Why does agar lose gel strength and show syneresis in low-pH food formulations
The glycosidic bonds in agar's polysaccharide backbone undergo acid-catalysed hydrolysis, and the reaction rate accelerates sharply as pH falls and temperature rises. Under conditions of pH 3.5 and sustained heating above 80°C for more than 20 minutes, gel strength losses of 30–50% are common, and free water expelled from the disrupted network produces visible syneresis.
The core problem is that many fruit jelly formulations require high-temperature processing (85–95°C) for dissolution and hot-fill, while the addition of fruit juice or citric acid simultaneously pulls the system pH down to 3.5–4.5 — creating a compounding "high temperature + low pH" condition that is destructive to the gel network.
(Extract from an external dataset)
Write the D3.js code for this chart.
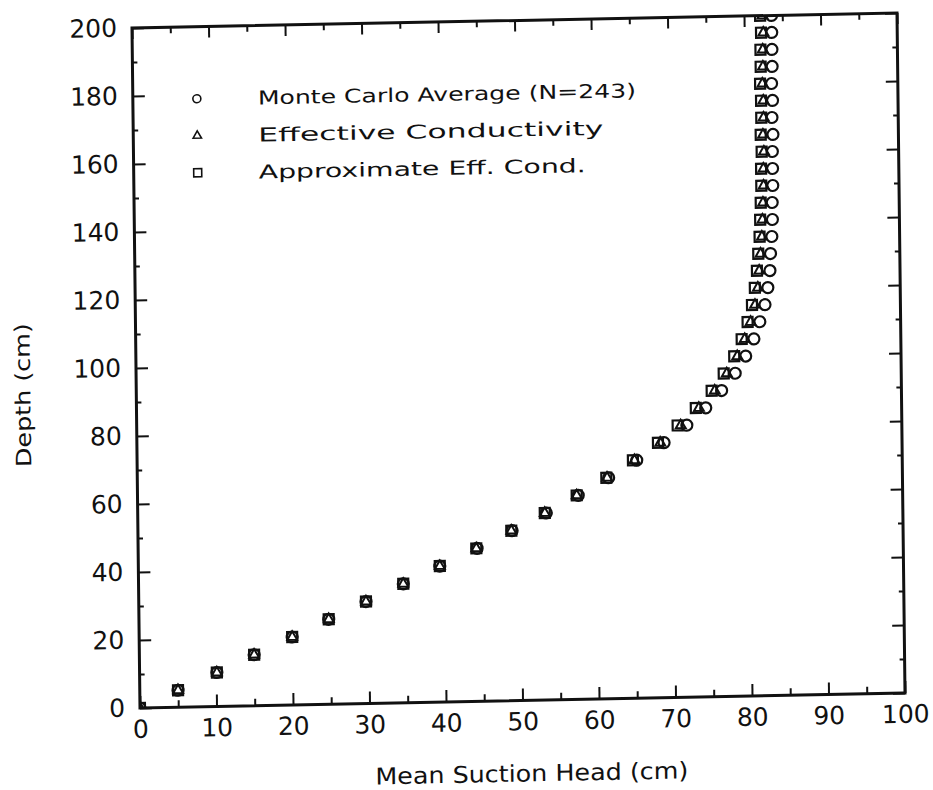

Fig. Agar for water jelly production
Systematic solutions, in order of priority:
① Process sequence adjustment (preferred): Dissolve agar completely in neutral water first (95°C, 10–15 min), then cool to 65–70°C before introducing acidic fruit juice or citric acid. This compresses the co-exposure time of high temperature and low pH to under 5 minutes.
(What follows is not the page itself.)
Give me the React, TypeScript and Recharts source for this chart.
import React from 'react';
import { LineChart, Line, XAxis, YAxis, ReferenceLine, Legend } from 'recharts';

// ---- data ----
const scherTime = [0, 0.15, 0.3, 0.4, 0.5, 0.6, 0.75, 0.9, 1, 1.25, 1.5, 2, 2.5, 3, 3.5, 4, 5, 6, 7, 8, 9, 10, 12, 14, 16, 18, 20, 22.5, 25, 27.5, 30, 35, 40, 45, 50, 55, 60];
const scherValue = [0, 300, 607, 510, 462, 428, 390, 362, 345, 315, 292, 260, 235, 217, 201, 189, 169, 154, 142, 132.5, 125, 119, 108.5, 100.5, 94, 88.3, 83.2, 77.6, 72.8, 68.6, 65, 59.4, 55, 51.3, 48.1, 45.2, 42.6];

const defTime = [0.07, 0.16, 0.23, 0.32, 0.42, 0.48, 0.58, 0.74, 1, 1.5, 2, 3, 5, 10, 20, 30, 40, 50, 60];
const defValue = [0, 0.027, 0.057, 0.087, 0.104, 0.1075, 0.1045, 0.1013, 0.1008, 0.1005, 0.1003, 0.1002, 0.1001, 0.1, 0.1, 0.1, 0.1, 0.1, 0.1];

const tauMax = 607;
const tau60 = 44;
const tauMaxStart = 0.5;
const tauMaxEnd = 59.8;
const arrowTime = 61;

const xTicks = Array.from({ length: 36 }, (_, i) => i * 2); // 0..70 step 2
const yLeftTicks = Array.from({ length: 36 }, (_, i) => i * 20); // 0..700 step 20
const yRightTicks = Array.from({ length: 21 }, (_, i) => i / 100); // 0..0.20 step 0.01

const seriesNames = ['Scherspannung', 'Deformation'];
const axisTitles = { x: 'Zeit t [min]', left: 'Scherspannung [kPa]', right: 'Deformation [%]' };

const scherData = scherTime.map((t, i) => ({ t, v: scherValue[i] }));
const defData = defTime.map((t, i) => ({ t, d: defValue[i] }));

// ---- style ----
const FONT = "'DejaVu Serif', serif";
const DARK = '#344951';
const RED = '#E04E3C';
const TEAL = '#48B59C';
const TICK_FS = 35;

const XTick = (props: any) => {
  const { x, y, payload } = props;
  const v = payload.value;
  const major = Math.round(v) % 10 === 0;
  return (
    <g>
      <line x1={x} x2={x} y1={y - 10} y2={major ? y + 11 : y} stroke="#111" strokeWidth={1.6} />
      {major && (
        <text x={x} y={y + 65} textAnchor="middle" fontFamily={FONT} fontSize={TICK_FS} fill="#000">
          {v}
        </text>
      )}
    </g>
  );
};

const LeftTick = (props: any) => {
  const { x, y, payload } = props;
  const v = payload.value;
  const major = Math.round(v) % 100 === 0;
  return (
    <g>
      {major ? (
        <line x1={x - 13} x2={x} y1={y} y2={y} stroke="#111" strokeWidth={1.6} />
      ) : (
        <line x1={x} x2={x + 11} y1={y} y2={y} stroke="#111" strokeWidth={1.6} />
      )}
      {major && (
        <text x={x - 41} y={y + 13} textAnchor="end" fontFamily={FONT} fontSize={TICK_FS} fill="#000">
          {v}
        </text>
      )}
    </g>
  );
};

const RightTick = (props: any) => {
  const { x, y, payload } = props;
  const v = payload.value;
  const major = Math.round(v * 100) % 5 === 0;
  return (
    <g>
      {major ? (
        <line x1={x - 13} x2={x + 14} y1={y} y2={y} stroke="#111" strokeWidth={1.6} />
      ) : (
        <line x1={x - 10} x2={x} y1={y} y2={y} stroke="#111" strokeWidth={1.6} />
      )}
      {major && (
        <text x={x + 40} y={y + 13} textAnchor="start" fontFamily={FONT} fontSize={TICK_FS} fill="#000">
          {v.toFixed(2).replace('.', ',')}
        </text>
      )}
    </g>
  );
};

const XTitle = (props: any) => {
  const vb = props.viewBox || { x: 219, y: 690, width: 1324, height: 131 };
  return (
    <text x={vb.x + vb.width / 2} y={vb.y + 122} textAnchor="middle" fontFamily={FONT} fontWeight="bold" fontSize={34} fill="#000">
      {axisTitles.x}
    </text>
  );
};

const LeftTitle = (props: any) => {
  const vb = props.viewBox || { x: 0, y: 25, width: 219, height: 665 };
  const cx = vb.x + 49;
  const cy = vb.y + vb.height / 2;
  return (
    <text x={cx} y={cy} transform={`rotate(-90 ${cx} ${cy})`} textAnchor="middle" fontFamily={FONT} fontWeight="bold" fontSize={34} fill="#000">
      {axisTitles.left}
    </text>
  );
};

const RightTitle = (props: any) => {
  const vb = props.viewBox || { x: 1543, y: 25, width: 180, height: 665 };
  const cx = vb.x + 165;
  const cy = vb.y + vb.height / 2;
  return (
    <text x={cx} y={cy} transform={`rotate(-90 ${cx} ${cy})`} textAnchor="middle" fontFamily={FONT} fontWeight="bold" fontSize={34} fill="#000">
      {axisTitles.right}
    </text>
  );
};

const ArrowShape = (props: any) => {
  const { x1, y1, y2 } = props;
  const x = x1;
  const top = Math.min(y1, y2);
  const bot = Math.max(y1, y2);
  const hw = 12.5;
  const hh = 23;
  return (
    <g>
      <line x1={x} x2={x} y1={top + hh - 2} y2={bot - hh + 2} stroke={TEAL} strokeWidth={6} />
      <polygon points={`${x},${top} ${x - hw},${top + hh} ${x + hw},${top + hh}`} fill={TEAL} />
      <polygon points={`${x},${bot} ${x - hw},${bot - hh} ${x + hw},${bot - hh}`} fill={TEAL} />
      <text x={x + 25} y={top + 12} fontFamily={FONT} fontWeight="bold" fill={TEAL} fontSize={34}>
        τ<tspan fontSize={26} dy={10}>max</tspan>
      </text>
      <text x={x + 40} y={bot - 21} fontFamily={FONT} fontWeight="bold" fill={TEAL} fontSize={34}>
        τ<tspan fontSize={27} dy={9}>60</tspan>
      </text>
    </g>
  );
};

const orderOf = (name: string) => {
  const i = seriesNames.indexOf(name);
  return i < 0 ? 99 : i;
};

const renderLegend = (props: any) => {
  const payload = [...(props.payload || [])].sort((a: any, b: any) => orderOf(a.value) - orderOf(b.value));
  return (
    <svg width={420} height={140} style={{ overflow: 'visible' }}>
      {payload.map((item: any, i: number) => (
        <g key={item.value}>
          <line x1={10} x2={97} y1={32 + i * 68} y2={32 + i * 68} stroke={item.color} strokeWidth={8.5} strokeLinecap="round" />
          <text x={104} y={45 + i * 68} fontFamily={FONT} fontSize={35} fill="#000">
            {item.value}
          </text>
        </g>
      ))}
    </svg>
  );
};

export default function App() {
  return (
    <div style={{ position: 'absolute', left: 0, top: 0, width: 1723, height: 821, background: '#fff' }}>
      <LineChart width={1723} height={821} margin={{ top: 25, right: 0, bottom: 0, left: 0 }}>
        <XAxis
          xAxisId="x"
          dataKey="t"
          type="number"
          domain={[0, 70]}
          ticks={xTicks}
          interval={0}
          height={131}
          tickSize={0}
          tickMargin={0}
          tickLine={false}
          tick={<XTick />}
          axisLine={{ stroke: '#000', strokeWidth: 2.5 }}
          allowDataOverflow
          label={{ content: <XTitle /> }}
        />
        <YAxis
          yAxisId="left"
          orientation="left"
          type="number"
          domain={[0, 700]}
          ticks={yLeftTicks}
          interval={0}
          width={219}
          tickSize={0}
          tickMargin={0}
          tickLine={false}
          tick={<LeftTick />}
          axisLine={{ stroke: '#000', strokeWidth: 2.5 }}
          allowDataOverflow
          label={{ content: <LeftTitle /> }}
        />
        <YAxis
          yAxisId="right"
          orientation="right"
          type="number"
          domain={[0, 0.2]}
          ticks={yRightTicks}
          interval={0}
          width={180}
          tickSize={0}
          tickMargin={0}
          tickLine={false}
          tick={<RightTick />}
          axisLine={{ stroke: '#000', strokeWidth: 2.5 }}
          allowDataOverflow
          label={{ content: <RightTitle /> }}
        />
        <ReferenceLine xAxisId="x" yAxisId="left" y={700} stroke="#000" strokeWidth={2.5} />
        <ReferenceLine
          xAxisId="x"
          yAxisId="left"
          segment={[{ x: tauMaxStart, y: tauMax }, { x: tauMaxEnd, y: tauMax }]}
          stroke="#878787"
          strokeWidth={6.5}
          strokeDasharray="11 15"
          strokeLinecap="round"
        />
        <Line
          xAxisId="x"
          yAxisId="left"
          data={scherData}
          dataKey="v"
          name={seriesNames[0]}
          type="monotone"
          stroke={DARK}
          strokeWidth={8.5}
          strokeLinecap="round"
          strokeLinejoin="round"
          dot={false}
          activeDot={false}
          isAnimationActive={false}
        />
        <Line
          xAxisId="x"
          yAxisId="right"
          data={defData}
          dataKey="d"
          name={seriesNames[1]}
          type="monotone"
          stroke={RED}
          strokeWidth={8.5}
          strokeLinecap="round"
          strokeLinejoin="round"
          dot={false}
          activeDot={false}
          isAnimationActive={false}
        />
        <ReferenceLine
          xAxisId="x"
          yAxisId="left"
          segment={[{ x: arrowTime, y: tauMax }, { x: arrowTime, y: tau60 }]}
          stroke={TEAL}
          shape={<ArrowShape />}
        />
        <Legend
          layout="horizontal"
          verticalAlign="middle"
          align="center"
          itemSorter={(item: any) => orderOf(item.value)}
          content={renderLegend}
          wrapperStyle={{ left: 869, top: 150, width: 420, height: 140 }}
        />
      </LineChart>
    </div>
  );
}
② Buffer degradation with increased agar dosage: In formulations at pH 3.5–4.0, increase agar usage by approximately 20–30% (e.g., from 0.8% to 1.0–1.1%) to compensate for hydrolytic strength loss.
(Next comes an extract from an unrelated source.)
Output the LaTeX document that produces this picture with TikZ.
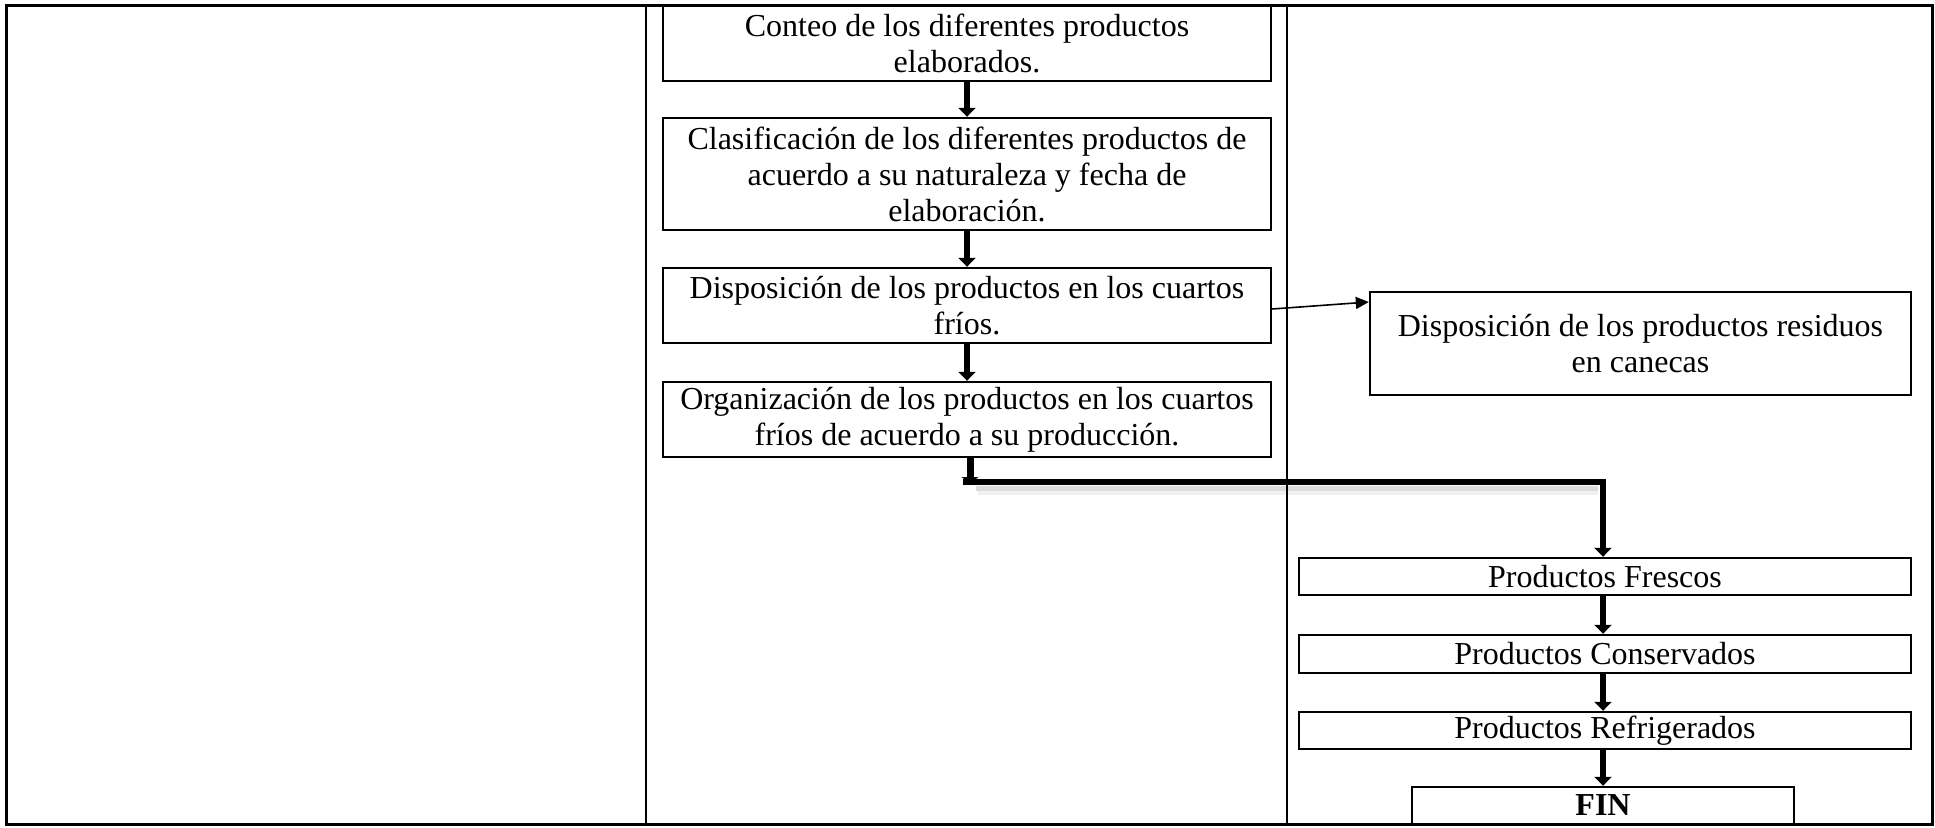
\documentclass[tikz,border=0pt]{standalone}
\usepackage{fontspec}
\setmainfont{Liberation Serif}
\usetikzlibrary{arrows.meta}
\begin{document}
\begin{tikzpicture}[x=1pt,y=-1pt,
  box/.style={draw, line width=2.4pt, inner sep=0pt, align=center, font=\fontsize{32}{36}\selectfont},
  bigarrow/.style={line width=6pt, -{Triangle[width=17pt,length=9pt]}},
  thinarrow/.style={line width=1.6pt, -{Triangle[width=12pt,length=13pt]}},
  frameline/.style={line width=3pt},
  colline/.style={line width=2pt}]
\useasboundingbox (0,0) rectangle (1935,827);
% soft shadow of the long connector (under the table lines)
\draw[line width=9pt, black!6] (978,490) -- (1598,490);
\draw[line width=5pt, black!14] (976,488) -- (1598,488);
% table frame
\draw[frameline] (6,5) rectangle (1932,824);
\draw[colline] (646,5) -- (646,824);
\draw[colline] (1287,5) -- (1287,824);
% middle column
\node[box, minimum width=608pt, minimum height=75pt] (b1) at (967,43.5) {Conteo de los diferentes productos\\elaborados.};
\node[box, minimum width=608pt, minimum height=112pt] (b2) at (967,174) {Clasificación de los diferentes productos de\\acuerdo a su naturaleza y fecha de\\elaboración.};
\node[box, minimum width=608pt, minimum height=75pt] (b3) at (967,305.5) {Disposición de los productos en los cuartos\\fríos.};
\node[box, minimum width=608pt, minimum height=75pt] (b4) at (967,419.5) {Organización de los productos en los cuartos\\fríos de acuerdo a su producción.};
% right column
\node[box, minimum width=541pt, minimum height=103pt] (res) at (1640.5,343.5) {Disposición de los productos residuos\\en canecas};
\node[box, minimum width=612pt, minimum height=37pt] (fr) at (1605,576.5) {Productos Frescos};
\node[box, minimum width=612pt, minimum height=38pt] (co) at (1605,654) {Productos Conservados};
\node[box, minimum width=612pt, minimum height=37pt] (re) at (1605,730.5) {Productos Refrigerados};
\node[box, minimum width=382pt, minimum height=37pt] (fin) at (1603,805.5) {\textbf{FIN}};
% connectors
\draw[bigarrow] (b1.south) -- (b2.north);
\draw[bigarrow] (b2.south) -- (b3.north);
\draw[bigarrow] (b3.south) -- (b4.north);
\draw[thinarrow] ([yshift=-3.5pt]b3.east) -- ([yshift=41.5pt]res.west);
\coordinate (c1) at (970,483);
\coordinate (c0) at (963,482);
\coordinate (c2) at (1603,482);
\draw[line width=7pt, -{Triangle[width=17pt,length=6pt]}] ([xshift=3pt]b4.south) -- (c1);
\draw[bigarrow] (c0) -- (c2) -- (c2 |- fr.north);
\draw[bigarrow] (fr.south -| c2) -- (co.north -| c2);
\draw[bigarrow] (co.south -| c2) -- (re.north -| c2);
\draw[bigarrow] (re.south -| fin) -- (fin.north);
\end{tikzpicture}
\end{document}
③ Co-formulate with low-methoxyl (LM) pectin: In the presence of calcium ions, LM pectin forms an independent acid-stable gel network that complements agar. A ratio of agar:LM pectin of 3:1 to 2:1 produces a more robust combined gel at low pH.
④ Specify high gel-strength agar: At the same concentration, a high-strength grade (≥900 g/cm²) retains higher residual strength after partial hydrolysis, providing greater process safety margin.